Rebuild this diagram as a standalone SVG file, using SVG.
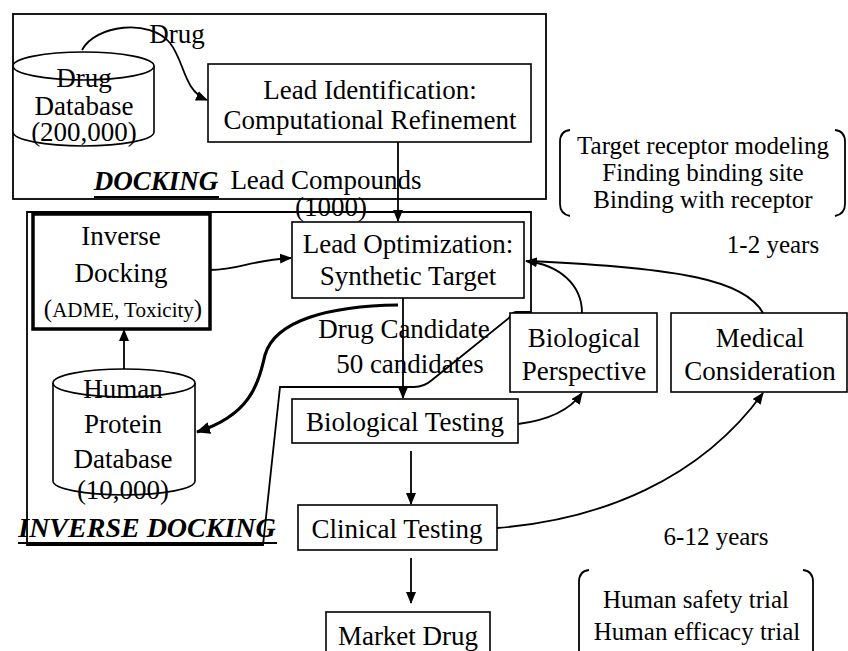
<svg xmlns="http://www.w3.org/2000/svg" width="848" height="651" viewBox="0 0 848 651">
<style>
text{font-family:"Liberation Serif","Times New Roman",serif;font-size:27px;fill:#000;text-anchor:middle}
.sm{font-size:25px}
.bi{font-weight:bold;font-style:italic}
.ul{stroke:#000;stroke-width:2}
.box{fill:#fff;stroke:#000;stroke-width:1.6}
.reg{fill:none;stroke:#000;stroke-width:1.8}
.cn{fill:none;stroke:#000;stroke-width:1.8}
.thick{fill:none;stroke:#000;stroke-width:3.2}
.br{fill:none;stroke:#000;stroke-width:1.8}
</style>
<defs>
<marker id="ah" viewBox="0 0 12 10" refX="11" refY="5" markerWidth="12" markerHeight="10" markerUnits="userSpaceOnUse" orient="auto">
<path d="M0,0 L12,5 L0,10 Z" fill="#000"/>
</marker>
<marker id="ahb" viewBox="0 0 14 12" refX="13" refY="6" markerWidth="14" markerHeight="12" markerUnits="userSpaceOnUse" orient="auto">
<path d="M0,0 L14,6 L0,12 Z" fill="#000"/>
</marker>
</defs>
<rect width="848" height="651" fill="#fff"/>

<g id="docking-region">
<rect class="reg" x="13" y="14" width="533" height="185"/>
<text class="bi" x="156" y="190">DOCKING</text>
<line class="ul" x1="94" y1="197" x2="219" y2="197"/>
</g>

<g id="inverse-docking-region">
<path class="reg" d="M27 212 H531 V312 H516 Q511 313 509 318 L432 380 Q424 387 414 387 H280 L263 545 H27 Z"/>
<text class="bi" x="147" y="537" style="font-size:28px">INVERSE DOCKING</text>
<line class="ul" x1="18" y1="543" x2="277" y2="543"/>
</g>

<g id="drug-database">
<path class="box" d="M13 66 V132 A70.5 14 0 0 0 154 132 V66"/>
<ellipse class="box" cx="83.5" cy="66" rx="70.5" ry="14"/>
<text x="84" y="87">Drug</text>
<text x="84" y="115">Database</text>
<text x="84" y="141">(200,000)</text>
</g>

<g id="lead-identification">
<rect class="box" x="208" y="64" width="323" height="78"/>
<text x="370" y="99">Lead Identification:</text>
<text x="370" y="129">Computational Refinement</text>
</g>

<g id="lead-compounds-label">
<text x="326" y="189">Lead Compounds</text>
<text x="331" y="216">(1000)</text>
</g>

<g id="target-note">
<path class="br" d="M570 130 Q560 131 560 142 V204 Q560 214 570 216"/>
<path class="br" d="M835 130 Q845 131 845 142 V204 Q845 214 835 216"/>
<text class="sm" x="703" y="154">Target receptor modeling</text>
<text class="sm" x="703" y="181">Finding binding site</text>
<text class="sm" x="703" y="208">Binding with receptor</text>
</g>

<g id="years-1-2">
<text class="sm" x="773" y="253">1-2 years</text>
</g>

<g id="inverse-docking">
<rect x="33" y="214" width="177" height="115" fill="#fff" stroke="#000" stroke-width="3.5"/>
<text x="121" y="245">Inverse</text>
<text x="121" y="282">Docking</text>
<text x="123" y="317" style="font-size:21px"><tspan style="font-size:25px">(</tspan>ADME, Toxicity<tspan style="font-size:25px">)</tspan></text>
</g>

<g id="lead-optimization">
<rect class="box" x="292" y="222" width="232" height="76"/>
<text x="408" y="253">Lead Optimization:</text>
<text x="408" y="285">Synthetic Target</text>
</g>

<g id="drug-candidate-label">
<text x="404" y="338">Drug Candidate</text>
<text x="410" y="373">50 candidates</text>
</g>

<g id="human-protein-database">
<path class="box" d="M53 383 V481 A71 14 0 0 0 195 481 V383"/>
<ellipse class="box" cx="124" cy="383" rx="71" ry="14"/>
<text x="123" y="398">Human</text>
<text x="123" y="433">Protein</text>
<text x="123" y="468">Database</text>
<text x="123" y="499">(10,000)</text>
</g>

<g id="biological-perspective">
<rect class="box" x="510" y="313" width="147" height="79"/>
<text x="584" y="347">Biological</text>
<text x="584" y="380">Perspective</text>
</g>

<g id="medical-consideration">
<rect class="box" x="671" y="313" width="176" height="79"/>
<text x="760" y="347">Medical</text>
<text x="760" y="380">Consideration</text>
</g>

<g id="biological-testing">
<rect class="box" x="292" y="399" width="226" height="44"/>
<text x="405" y="431">Biological Testing</text>
</g>

<g id="clinical-testing">
<rect class="box" x="298" y="505" width="199" height="45"/>
<text x="397" y="538">Clinical Testing</text>
</g>

<g id="years-6-12">
<text class="sm" x="716" y="545">6-12 years</text>
</g>

<g id="market-drug">
<rect class="box" x="326" y="612" width="164" height="60"/>
<text x="408" y="645">Market Drug</text>
</g>

<g id="human-trial-note">
<path class="br" d="M589 570 Q579 571 579 582 V660"/>
<path class="br" d="M803 570 Q813 571 813 582 V660"/>
<text class="sm" x="696" y="608">Human safety trial</text>
<text class="sm" x="697" y="640">Human efficacy trial</text>
</g>

<g id="connectors">
<path class="cn" d="M82 50 C95 25 150 18 170 43 C185 62 183 90 207 100" marker-end="url(#ah)"/>
<text x="177" y="43">Drug</text>
<path class="cn" d="M398 142 V221" marker-end="url(#ah)"/>
<path class="cn" d="M210 270 C240 270 250 260 291 258" marker-end="url(#ah)"/>
<path class="cn" d="M124 369 V330" marker-end="url(#ah)"/>
<path class="cn" d="M403 298 V398" marker-end="url(#ah)"/>
<path class="thick" d="M398 305 C330 306 275 320 265 355 C258 385 250 415 197 432" marker-end="url(#ahb)"/>
<path class="cn" d="M582 313 C582 285 560 265 526 261" marker-end="url(#ah)"/>
<path class="cn" d="M763 313 C745 280 680 268 530 261"/>
<path class="cn" d="M518 424 C550 420 570 410 582 393" marker-end="url(#ah)"/>
<path class="cn" d="M411 451 V504" marker-end="url(#ah)"/>
<path class="cn" d="M497 528 C600 520 700 480 763 393" marker-end="url(#ah)"/>
<path class="cn" d="M411 558 V603" marker-end="url(#ah)"/>
</g>
</svg>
----
▶ [What you should do] Repeat the material above word for word, please, apart from its images.

▶ [Result for this exercise]
Rebuild this diagram as a standalone SVG file, using SVG.
<svg xmlns="http://www.w3.org/2000/svg" width="848" height="651" viewBox="0 0 848 651">
<style>
text{font-family:"Liberation Serif","Times New Roman",serif;font-size:27px;fill:#000;text-anchor:middle}
.sm{font-size:25px}
.bi{font-weight:bold;font-style:italic}
.ul{stroke:#000;stroke-width:2}
.box{fill:#fff;stroke:#000;stroke-width:1.6}
.reg{fill:none;stroke:#000;stroke-width:1.8}
.cn{fill:none;stroke:#000;stroke-width:1.8}
.thick{fill:none;stroke:#000;stroke-width:3.2}
.br{fill:none;stroke:#000;stroke-width:1.8}
</style>
<defs>
<marker id="ah" viewBox="0 0 12 10" refX="11" refY="5" markerWidth="12" markerHeight="10" markerUnits="userSpaceOnUse" orient="auto">
<path d="M0,0 L12,5 L0,10 Z" fill="#000"/>
</marker>
<marker id="ahb" viewBox="0 0 14 12" refX="13" refY="6" markerWidth="14" markerHeight="12" markerUnits="userSpaceOnUse" orient="auto">
<path d="M0,0 L14,6 L0,12 Z" fill="#000"/>
</marker>
</defs>
<rect width="848" height="651" fill="#fff"/>

<g id="docking-region">
<rect class="reg" x="13" y="14" width="533" height="185"/>
<text class="bi" x="156" y="190">DOCKING</text>
<line class="ul" x1="94" y1="197" x2="219" y2="197"/>
</g>

<g id="inverse-docking-region">
<path class="reg" d="M27 212 H531 V312 H516 Q511 313 509 318 L432 380 Q424 387 414 387 H280 L263 545 H27 Z"/>
<text class="bi" x="147" y="537" style="font-size:28px">INVERSE DOCKING</text>
<line class="ul" x1="18" y1="543" x2="277" y2="543"/>
</g>

<g id="drug-database">
<path class="box" d="M13 66 V132 A70.5 14 0 0 0 154 132 V66"/>
<ellipse class="box" cx="83.5" cy="66" rx="70.5" ry="14"/>
<text x="84" y="87">Drug</text>
<text x="84" y="115">Database</text>
<text x="84" y="141">(200,000)</text>
</g>

<g id="lead-identification">
<rect class="box" x="208" y="64" width="323" height="78"/>
<text x="370" y="99">Lead Identification:</text>
<text x="370" y="129">Computational Refinement</text>
</g>

<g id="lead-compounds-label">
<text x="326" y="189">Lead Compounds</text>
<text x="331" y="216">(1000)</text>
</g>

<g id="target-note">
<path class="br" d="M570 130 Q560 131 560 142 V204 Q560 214 570 216"/>
<path class="br" d="M835 130 Q845 131 845 142 V204 Q845 214 835 216"/>
<text class="sm" x="703" y="154">Target receptor modeling</text>
<text class="sm" x="703" y="181">Finding binding site</text>
<text class="sm" x="703" y="208">Binding with receptor</text>
</g>

<g id="years-1-2">
<text class="sm" x="773" y="253">1-2 years</text>
</g>

<g id="inverse-docking">
<rect x="33" y="214" width="177" height="115" fill="#fff" stroke="#000" stroke-width="3.5"/>
<text x="121" y="245">Inverse</text>
<text x="121" y="282">Docking</text>
<text x="123" y="317" style="font-size:21px"><tspan style="font-size:25px">(</tspan>ADME, Toxicity<tspan style="font-size:25px">)</tspan></text>
</g>

<g id="lead-optimization">
<rect class="box" x="292" y="222" width="232" height="76"/>
<text x="408" y="253">Lead Optimization:</text>
<text x="408" y="285">Synthetic Target</text>
</g>

<g id="drug-candidate-label">
<text x="404" y="338">Drug Candidate</text>
<text x="410" y="373">50 candidates</text>
</g>

<g id="human-protein-database">
<path class="box" d="M53 383 V481 A71 14 0 0 0 195 481 V383"/>
<ellipse class="box" cx="124" cy="383" rx="71" ry="14"/>
<text x="123" y="398">Human</text>
<text x="123" y="433">Protein</text>
<text x="123" y="468">Database</text>
<text x="123" y="499">(10,000)</text>
</g>

<g id="biological-perspective">
<rect class="box" x="510" y="313" width="147" height="79"/>
<text x="584" y="347">Biological</text>
<text x="584" y="380">Perspective</text>
</g>

<g id="medical-consideration">
<rect class="box" x="671" y="313" width="176" height="79"/>
<text x="760" y="347">Medical</text>
<text x="760" y="380">Consideration</text>
</g>

<g id="biological-testing">
<rect class="box" x="292" y="399" width="226" height="44"/>
<text x="405" y="431">Biological Testing</text>
</g>

<g id="clinical-testing">
<rect class="box" x="298" y="505" width="199" height="45"/>
<text x="397" y="538">Clinical Testing</text>
</g>

<g id="years-6-12">
<text class="sm" x="716" y="545">6-12 years</text>
</g>

<g id="market-drug">
<rect class="box" x="326" y="612" width="164" height="60"/>
<text x="408" y="645">Market Drug</text>
</g>

<g id="human-trial-note">
<path class="br" d="M589 570 Q579 571 579 582 V660"/>
<path class="br" d="M803 570 Q813 571 813 582 V660"/>
<text class="sm" x="696" y="608">Human safety trial</text>
<text class="sm" x="697" y="640">Human efficacy trial</text>
</g>

<g id="connectors">
<path class="cn" d="M82 50 C95 25 150 18 170 43 C185 62 183 90 207 100" marker-end="url(#ah)"/>
<text x="177" y="43">Drug</text>
<path class="cn" d="M398 142 V221" marker-end="url(#ah)"/>
<path class="cn" d="M210 270 C240 270 250 260 291 258" marker-end="url(#ah)"/>
<path class="cn" d="M124 369 V330" marker-end="url(#ah)"/>
<path class="cn" d="M403 298 V398" marker-end="url(#ah)"/>
<path class="thick" d="M398 305 C330 306 275 320 265 355 C258 385 250 415 197 432" marker-end="url(#ahb)"/>
<path class="cn" d="M582 313 C582 285 560 265 526 261" marker-end="url(#ah)"/>
<path class="cn" d="M763 313 C745 280 680 268 530 261"/>
<path class="cn" d="M518 424 C550 420 570 410 582 393" marker-end="url(#ah)"/>
<path class="cn" d="M411 451 V504" marker-end="url(#ah)"/>
<path class="cn" d="M497 528 C600 520 700 480 763 393" marker-end="url(#ah)"/>
<path class="cn" d="M411 558 V603" marker-end="url(#ah)"/>
</g>
</svg>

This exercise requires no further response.